I will not mourn our separation; I will celebrate your spirit, wherever it may be now. The closest I can come to letting you know how much you impacted me is to toss my words into the wind and have faith they will kiss you on the forehead. So here is to you, beautiful one!

To the man who mowed my grass in appreciation for the assistance with his elderly parents, how could you know I would be too sick to even walk to my own mailbox that week? Thank you for the act of kindness.

To the hikers that welcomed me into your circle by the warmth of a fire, you told stories and shared your friendship with me on a cold and lonely night. What I did not share with you was that I was ill prepared for this trip with too little water, warm clothes, or experience. I was determined to see myself through this trip alone because I lost a friend the night before when they left me hanging at the time of departure. Thank you for being my protector on the trail.

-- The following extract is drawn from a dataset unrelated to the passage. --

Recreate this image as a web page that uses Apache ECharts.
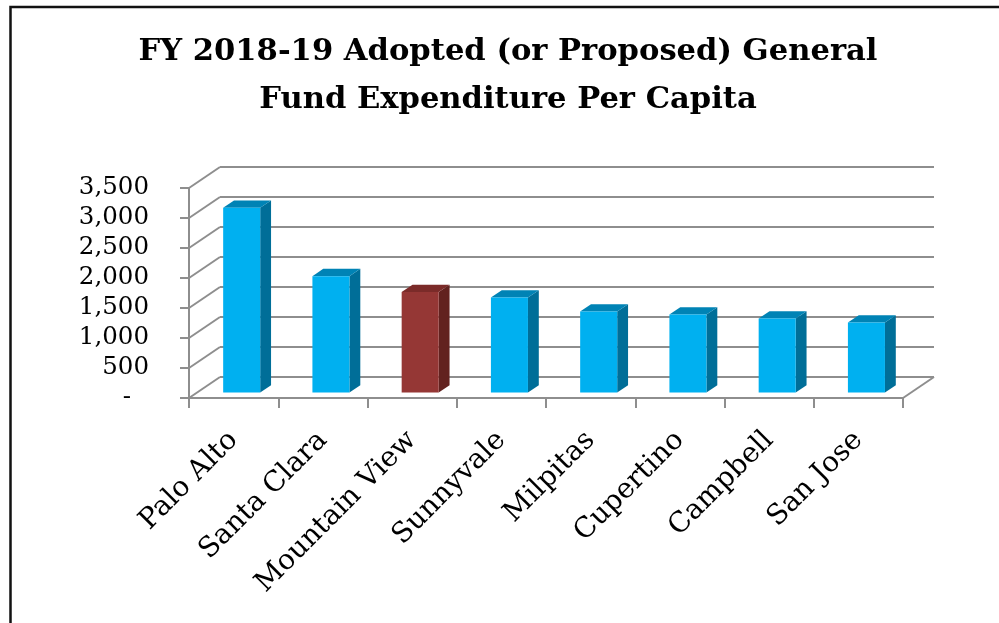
<!DOCTYPE html>
<html>
<head>
<meta charset="utf-8">
<style>
  html, body { margin: 0; padding: 0; background: #ffffff; }
  #chart { width: 999px; height: 623px; }
</style>
<script src="https://cdn.jsdelivr.net/npm/echarts@6/dist/echarts.min.js"></script>
</head>
<body>
<div id="chart"></div>
<script>
// General Fund expenditure per capita, FY 2018-19
const cities = ['Palo Alto', 'Santa Clara', 'Mountain View', 'Sunnyvale', 'Milpitas', 'Cupertino', 'Campbell', 'San Jose'];
const perCapita = [3080, 1940, 1675, 1582, 1350, 1300, 1234, 1167];
const highlightCity = 'Mountain View';
const yTicks = [0, 500, 1000, 1500, 2000, 2500, 3000, 3500];

// Pseudo-3D depth of the plot box (pixels) and bar placement within it
const DEPTH_X = 31;
const DEPTH_Y = -21;
const BAR_FRONT = 0.26;   // fraction of depth where the bar front face sits
const BAR_BACK = 0.61;    // fraction of depth where the bar back face sits
const BAR_WIDTH = 0.415;  // fraction of the category band

const SERIF = '"DejaVu Serif", "Liberation Serif", serif';
const GRID_COLOR = '#8e8e8e';

const palette = {
  normal: { front: '#00b0f0', side: '#006e98', top: '#0083b5' },
  highlight: { front: '#953735', side: '#62221f', top: '#7b2b29' }
};

const chart = echarts.init(document.getElementById('chart'));

// Back wall, side wall and floor, one row per value-axis tick
function renderFrame(params, api) {
  const v = api.value(1);
  const bandW = api.size([1, 0])[0];
  const pL = api.coord([0, v]);
  const pR = api.coord([cities.length - 1, v]);
  const xL = pL[0] - bandW / 2;
  const xR = pR[0] + bandW / 2;
  const y = pL[1];
  const style = { stroke: GRID_COLOR, lineWidth: 2, fill: null };
  const children = [
    { type: 'line', shape: { x1: xL, y1: y, x2: xL + DEPTH_X, y2: y + DEPTH_Y }, style },
    { type: 'line', shape: { x1: xL + DEPTH_X, y1: y + DEPTH_Y, x2: xR + DEPTH_X, y2: y + DEPTH_Y }, style }
  ];
  if (v === 0) {
    children.push({ type: 'line', shape: { x1: xR, y1: y, x2: xR + DEPTH_X, y2: y + DEPTH_Y }, style });
  }
  return { type: 'group', children };
}

// Box-shaped bars: front, right side and top faces
function renderBar(params, api) {
  const idx = params.dataIndex;
  const val = api.value(1);
  const base = api.coord([idx, 0]);
  const top = api.coord([idx, val]);
  const bandW = api.size([1, 0])[0];
  const w = bandW * BAR_WIDTH;
  const x0 = base[0] - w / 2 + BAR_FRONT * DEPTH_X;
  const x1 = x0 + w;
  const dx = (BAR_BACK - BAR_FRONT) * DEPTH_X;
  const yTopF = top[1] + BAR_FRONT * DEPTH_Y;
  const yBotF = base[1] + BAR_FRONT * DEPTH_Y;
  const yTopB = top[1] + BAR_BACK * DEPTH_Y;
  const yBotB = base[1] + BAR_BACK * DEPTH_Y;
  const c = cities[idx] === highlightCity ? palette.highlight : palette.normal;
  return {
    type: 'group',
    children: [
      { type: 'polygon', shape: { points: [[x1, yTopF], [x1 + dx, yTopB], [x1 + dx, yBotB], [x1, yBotF]] }, style: { fill: c.side } },
      { type: 'polygon', shape: { points: [[x0, yTopF], [x1, yTopF], [x1 + dx, yTopB], [x0 + dx, yTopB]] }, style: { fill: c.top } },
      { type: 'rect', shape: { x: x0, y: yTopF, width: w, height: yBotF - yTopF }, style: { fill: c.front } }
    ]
  };
}

chart.setOption({
  animation: false,
  backgroundColor: '#ffffff',
  title: {
    text: 'FY 2018-19 Adopted (or Proposed) General\nFund Expenditure Per Capita',
    left: 503,
    top: 23,
    textAlign: 'center',
    textStyle: {
      fontFamily: SERIF,
      fontWeight: 'bold',
      fontSize: 30.6,
      lineHeight: 48,
      color: '#000000'
    }
  },
  graphic: [
    {
      type: 'polyline',
      shape: { points: [[10.5, 623], [10.5, 7], [999, 7]] },
      style: { stroke: '#111111', lineWidth: 2.5, fill: null },
      z: 10
    }
  ],
  grid: { left: 189, right: 96, top: 188, bottom: 225, containLabel: false },
  xAxis: {
    type: 'category',
    data: cities,
    boundaryGap: true,
    axisLine: { show: true, lineStyle: { color: GRID_COLOR, width: 2 } },
    axisTick: { show: true, length: 10, lineStyle: { color: GRID_COLOR, width: 2 } },
    splitLine: { show: false },
    axisLabel: {
      interval: 0,
      rotate: 45,
      margin: 38,
      fontFamily: SERIF,
      fontSize: 28,
      color: '#000000'
    }
  },
  yAxis: {
    type: 'value',
    min: 0,
    max: 3500,
    interval: 500,
    axisLine: { show: true, lineStyle: { color: GRID_COLOR, width: 2 } },
    axisTick: { show: true, length: 9, lineStyle: { color: GRID_COLOR, width: 2 } },
    splitLine: { show: false },
    axisLabel: {
      margin: 40,
      fontFamily: SERIF,
      fontSize: 24.5,
      color: '#000000',
      formatter: function (v) {
        return v === 0 ? '{dash|-}' : v.toLocaleString('en-US');
      },
      rich: {
        dash: { fontFamily: SERIF, fontSize: 24.5, color: '#000000', padding: [0, 18, 0, 0] }
      }
    }
  },
  series: [
    {
      name: 'frame',
      type: 'custom',
      renderItem: renderFrame,
      data: yTicks.map(function (v) { return [cities[0], v]; }),
      encode: { x: 0, y: 1 },
      silent: true,
      z: 1
    },
    {
      name: 'General Fund Expenditure Per Capita',
      type: 'custom',
      renderItem: renderBar,
      data: cities.map(function (c, i) { return [c, perCapita[i]]; }),
      encode: { x: 0, y: 1 },
      z: 5
    }
  ]
});
</script>
</body>
</html>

To the corporate leader that called me after a long and difficult legal dissertation to say, “I am proud of you.” I was sure I had professionally crucified myself standing alone in an ethical decision that turned into a courtroom battle. You right sided my confidence to see it through for all of the right reasons. Thank you for believing in me as a leader.

To the stranger in the hotel lobby that stopped me to say, “You are beautiful when you smile.” You gave me the boost to pull my shoulders back and walk into that presentation and genuinely smile at my audience. I want you to know that random act of kindness catapulted my confidence to be a public speaker.

To the woman that called me to ask if you could rent a room in my house because of a sudden change in your own life circumstances, you became the most valuable friend I had during those six months. Was it really your life we were saving by sharing that time together? I never got to express my gratitude to you for walking into my home and turning it into a peaceful oasis. You pulled me out of the jaw of overwhelming exhaustion after a painful divorce.

The acts of kindness are what connect us as humans. They say we attract our own people by the energy we emit to others. My hope is if I attracted all of your guiding beacons of light to see me through, then this means I can shine just as bright for others that need a guide in their dark days on the trail of life. While I cannot track down each of you to express my gratitude, what I can do is pay it forward with my own acts of kindness.

In the words of Robert Louis Stevenson, “It is the history of our kindnesses that alone makes this world tolerable. If it were not for that, the effect of kind words, kind looks, kind letters…I should be inclined to think our life a practical jest in the worst possible spirit.”